“Disobey your master’s order and benefit him. That is loyalty.”
“Gyakumei rikun, kore wo chu to iu”

  • # Sumitomo’s Business Philosophy
  • # Director-General
Calligraphy by Hirose in 1913, one year before his death (photo courtesy of Hirose History Museum in Niihama City)

“True loyalty is not unquestioning obedience to your master’s order, even if it is an order emanating from the state. If the order is contrary to the interests of the merchant house or the state that you serve, you should disobey it.” This favorite maxim of Saihei Hirose, Sumitomo’s first Director-General, originally appeared in Shuo Yuan, a Chinese classic known as the Garden of Stories, which also contains its obverse, “Obey your master’s order and make him sick. That is flattery.” Hirose’s conviction was that true loyalty, far from being the obsequious carrying out of orders, means raising objections to whatever is contrary to the interests of the house one serves.

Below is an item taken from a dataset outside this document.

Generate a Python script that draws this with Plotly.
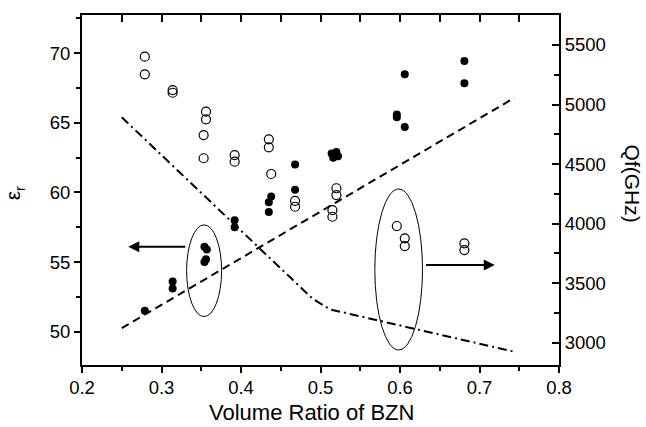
import plotly.graph_objects as go

# ---- data ----
er_x = [0.279, 0.314, 0.314, 0.354, 0.357, 0.356, 0.354, 0.392, 0.392,
        0.438, 0.435, 0.435, 0.468, 0.468, 0.514, 0.520, 0.516, 0.522,
        0.596, 0.596, 0.606, 0.606, 0.681, 0.681]
er_y = [51.5, 53.6, 53.1, 56.1, 55.9, 55.2, 55.0, 58.0, 57.5,
        59.7, 59.3, 58.6, 62.0, 60.2, 62.8, 62.9, 62.5, 62.6,
        65.6, 65.4, 64.7, 68.5, 69.45, 67.85]

qf_x = [0.279, 0.279, 0.314, 0.314, 0.356, 0.356, 0.353, 0.353, 0.392, 0.392,
        0.435, 0.435, 0.438, 0.468, 0.468, 0.520, 0.520, 0.515, 0.515,
        0.596, 0.606, 0.606, 0.681, 0.681]
qf_y = [5402, 5254, 5122, 5099, 4940, 4876, 4744, 4549, 4576, 4520,
        4708, 4641, 4417, 4192, 4142, 4297, 4240, 4114, 4058,
        3980, 3877, 3812, 3835, 3778]

er_fit_x = [0.25, 0.744]
er_fit_y = [50.25, 66.8]

qf_fit_x = [0.25, 0.49, 0.512, 0.744]
qf_fit_y = [4893, 3370, 3280, 2924]

x_ticks = [0.2, 0.3, 0.4, 0.5, 0.6, 0.7, 0.8]
er_ticks = [50, 55, 60, 65, 70]
qf_ticks = [3000, 3500, 4000, 4500, 5000, 5500]

FONT = "Liberation Sans, Arial, sans-serif"

fig = go.Figure()

fig.add_trace(go.Scatter(x=er_fit_x, y=er_fit_y, mode="lines",
                         line=dict(color="black", width=2, dash="8px,5px"),
                         yaxis="y", showlegend=False))
fig.add_trace(go.Scatter(x=qf_fit_x, y=qf_fit_y, mode="lines",
                         line=dict(color="black", width=2, dash="9px,4px,2px,4px"),
                         yaxis="y2", showlegend=False))
fig.add_trace(go.Scatter(x=er_x, y=er_y, mode="markers",
                         marker=dict(symbol="circle", size=8, color="black"),
                         yaxis="y", showlegend=False))
fig.add_trace(go.Scatter(x=qf_x, y=qf_y, mode="markers",
                         marker=dict(symbol="circle-open", size=9, color="black",
                                     line=dict(width=1.2)),
                         yaxis="y2", showlegend=False))
# invisible trace so the top axis is drawn
fig.add_trace(go.Scatter(x=[0.2], y=[60], xaxis="x2", yaxis="y",
                         mode="markers", marker=dict(opacity=0),
                         showlegend=False, hoverinfo="skip"))

# ellipses
fig.add_shape(type="circle", xref="x", yref="y",
              x0=0.3316, x1=0.3756, y0=51.08, y1=57.67,
              line=dict(color="black", width=1))
fig.add_shape(type="circle", xref="x", yref="y2",
              x0=0.5683, x1=0.6283, y0=2939, y1=4291,
              line=dict(color="black", width=1))

# arrows
fig.add_annotation(x=0.2582, y=56.1, ax=0.3336, ay=56.1,
                   xref="x", yref="y", axref="x", ayref="y",
                   text=" ", showarrow=True, arrowhead=2, arrowsize=1.1,
                   arrowwidth=2, arrowcolor="black")
fig.add_annotation(x=0.7192, y=3652, ax=0.629, ay=3652,
                   xref="x", yref="y2", axref="x", ayref="y2",
                   text=" ", showarrow=True, arrowhead=2, arrowsize=1.1,
                   arrowwidth=2, arrowcolor="black")

# axis titles
fig.add_annotation(x=0.482, y=-0.135, xref="paper", yref="paper",
                   text="Volume Ratio of BZN", showarrow=False,
                   font=dict(family=FONT, size=22, color="black"),
                   xanchor="center", yanchor="middle")
fig.add_annotation(x=-0.143, y=0.49, xref="paper", yref="paper",
                   text="ε<sub>r</sub>", showarrow=False, textangle=-90,
                   font=dict(family=FONT, size=21, color="black"),
                   xanchor="center", yanchor="middle")
fig.add_annotation(x=1.154, y=0.517, xref="paper", yref="paper",
                   text="Qf(GHz)", showarrow=False, textangle=90,
                   font=dict(family=FONT, size=21, color="black"),
                   xanchor="center", yanchor="middle")

tickfont = dict(family=FONT, size=18.5, color="black")

fig.update_layout(
    width=646, height=427,
    margin=dict(l=82, r=87, t=15, b=62),
    paper_bgcolor="white", plot_bgcolor="white",
    xaxis=dict(range=[0.2, 0.8], tickvals=x_ticks,
               ticktext=[f"{v:.1f}" for v in x_ticks],
               ticks="outside", ticklen=6, tickwidth=2, tickcolor="black",
               ticklabelstandoff=-1,
               minor=dict(dtick=0.05, ticks="outside", ticklen=4,
                          tickwidth=2, tickcolor="black"),
               showline=True, linewidth=2, linecolor="black",
               showgrid=False, zeroline=False, tickfont=tickfont),
    xaxis2=dict(range=[0.2, 0.8], overlaying="x", side="top", anchor="y",
                dtick=0.05, tick0=0.2, ticks="inside", ticklen=7, tickwidth=2,
                tickcolor="black", showticklabels=False,
                showline=True, linewidth=2, linecolor="black",
                showgrid=False, zeroline=False),
    yaxis=dict(range=[47.6, 72.75], tickvals=er_ticks,
               ticks="outside", ticklen=6, tickwidth=2, tickcolor="black",
               minor=dict(dtick=2.5, tick0=50, ticks="outside", ticklen=4,
                          tickwidth=2, tickcolor="black"),
               showline=True, linewidth=2, linecolor="black",
               showgrid=False, zeroline=False, tickfont=tickfont),
    yaxis2=dict(range=[2813, 5752], tickvals=qf_ticks, overlaying="y",
                side="right", anchor="x",
                ticks="inside", ticklen=7, tickwidth=2, tickcolor="black",
                minor=dict(dtick=250, tick0=3000, ticks="inside", ticklen=5,
                           tickwidth=2, tickcolor="black"),
                showline=True, linewidth=2, linecolor="black",
                showgrid=False, zeroline=False, tickfont=tickfont),
)

fig.write_html("out.html",
               config={"displayModeBar": False},
               post_script="document.body.style.margin='0px';"
                           "document.body.style.overflow='hidden';")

Sumitomo has a long tradition of encouraging a vigorous exchange of views and listening attentively to people’s suggestions regardless of their positions in the hierarchy. The heads of the Sumitomo family respected this tradition. In 1828, Tomohiro, the ninth head of the family made this clear to the retainers: “At Sumitomo, regardless of age or rank, anyone with suggestions that they think may be useful for the house, should speak up. Even if your suggestion is not adopted, I will be grateful to you for your loyalty. So, do not hesitate to offer suggestions.” This was the culture in which Hirose embraced gyakumei rikun as his motto long before he became the first Director-General. In 1868, when executives at the Osaka head office insisted on selling the Besshi copper mine, Hirose, who was then the manager of the mine, vigorously objected. Only by engaging in a heated debate with the executives did he manage to stop the sale for the sake of the people working at the mine and for the sake of Sumitomo’s future. If Hirose had not raises an objection, the subsequent prosperity of Sumitomo may never have come to pass. Hirose practiced gyakushin rikun to further the interests of the house and the workers by expressing his opinion forthrightly to the executives, without trying to save his own neck.

Saihei Hirose
(1828-1914)
Born in Yasu in Omi (present-day Shiga Prefecture) in 1828, Saihei was adopted by his uncle Jiemon Kitawaki in 1834 who was working at the Besshi copper mine. Having moved to the Besshi copper mine when he was nine, at the age of 11 he was apprenticed to the House of Sumitomo and began working at the mine. The family of Hirose adopted Saihei when he was 28. He was appointed manager of the Besshi copper mine in 1865 and became the first Director-General of Sumitomo in 1877. His achievements included modernization of the Besshi copper mine and drawing up the Rules Governing the House of Sumitomo. Following his retirement in 1894, he published his autobiography. Saihei died in 1914 at the age of 87, having spent much of his life at the heart of commerce and industry in Osaka. He was awarded the Order of the Sacred Treasure in 1892, the first private citizen to receive such an honor, together with fellow recipient the industrialist Eiichi Shibusawa.